Whether learning to code is a part of your 2019 New Year's resolution or you've been wanting to jump in for a while, coding bootcamps can be a fantastic place to start. Once you've decided that a bootcamp is the best fit for you, there are a number of important questions you should be able to answer in order to select a program that suits your learning style, budget, and career aspirations. First, ask yourself: are you taking a bootcamp to begin or grow your career, or for personal interest? If your desire to learn to code stems from a goal to begin or grow your career, you should be clear on the types of skills and languages that will be most transferable to your field of interest.

Next, determine if you're the type of learner who could succeed in a self-guided online program, or whether you'd prefer a more traditional in-person experience. Lastly, set a budget. Would starting with a free, no-risk bootcamp be the best way for you to begin, or are you ready for an intensive paid program? Once you have a clear understanding of the type of program you're looking for, it will be much easier to narrow down your options and select a program that fits your career aspirations, learning style and budget.

Now that you've narrowed the criteria for your coding bootcamp, use the following checklist to hone in on the best bootcamp for you!

  • Read student reviews. First hand accounts are often the most transparent and personalized reporting you can find.
  • Closely review third-party verified student outcomes reports. CIRR and other organizations can help you determine if your intended program has the numbers to back-up the success rates they advertise.
  • Speak to teachers and alumni. Faculty and student discussions can help you determine if the program is the right culture fit for you and your learning style.
  • Explore introductory and preparatory classes. Get a feel for the study environment by participating in an intro class.
  • Clarify time commitments or requirements. Some programs require students to meet a weekly checkpoint goal with assignments, or regularly speak with a mentor. Be sure you understand all requirements before signing-off.
  • Compare and contrast highly-ranked programs. When making this important decision, it is necessary to understand what will and will not be covered. Make sure you will be learning exactly what you want, and evaluate what each course offers and lacks to ensure you pick the most comprehensive option.
  • If your bootcamp will take placein-person, visit the campus. In-person bootcamps can require spending upwards of 60 hours per week studying , so you should be sure you like the environment! Most programs offer information sessions where you have a chance to meet students and faculty.
  • Consider the program's teaching style. Is it mentor driven? Project-based? The methods used to teach the program should be a good fit for how you learn, and ensure that you master new concepts as efficiently as possible.

Preparing for a Bootcamp

Once you've committed to a program, there are steps you can take to ensure that you're well-prepared to begin. One helpful offering that many schools advertize are prep and intro courses. Introductory classes can help students get their bearings and master fundamental skills prior to jumping into a bootcamp.

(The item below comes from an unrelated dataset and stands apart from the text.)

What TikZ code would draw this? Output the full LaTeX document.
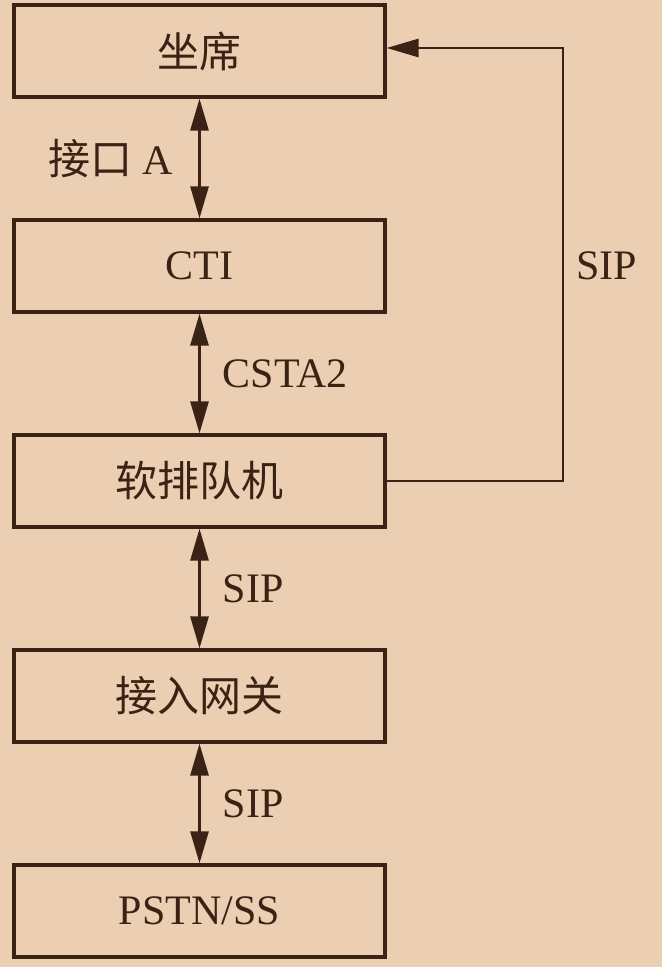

  • Explore some coding basics in online MOOCs or free courses such as Coursera, Udemy, or Udacity.
  • Take any introductory or preparatory courses your bootcamp may offer.
  • Read through the curriculum.
  • Connect with your mentor or other members of your class.
  • Join your school's Slack channel or other online communities.
  • Attend meetups or hackathons in your area. Even if you do not feel like you can participate, understanding what a coding meetup looks like will help you to feel ready and also jumpstart your networking process.
  • Take a deep breath. You have made an exciting decision to grow your career, and change your life. Celebrate taking the first step, and get ready for a rewarding next chapter!

While personal criteria like your field of interest, budget, and online vs. in-person preference can often be enough to help you select a suitable coding bootcamp, there are many other important factors to consider when making your selection. By evaluating the teaching style and focus of each program, reading student reviews, and speaking with students and staff, you'll gain a valuable window into what the program will actually be like. You can also determine if each bootcamp will help you meet your desired outcome by reviewing rankings and outcome reports for each school.

To ensure the program fits well with your life outside of school, make sure you understand the time commitment. And if your desired program will take place in-person, don't forget to consider the campus environment! Make sure you'll be comfortable spending a considerable amount of time there. Then, before jumping into your bootcamp, explore online prep and intro courses, connect with classmates, join online communities, and try to begin your networking process. Being well prepared for your bootcamp and making an informed selection will allow you to make the most of it, and ultimately reach your goals.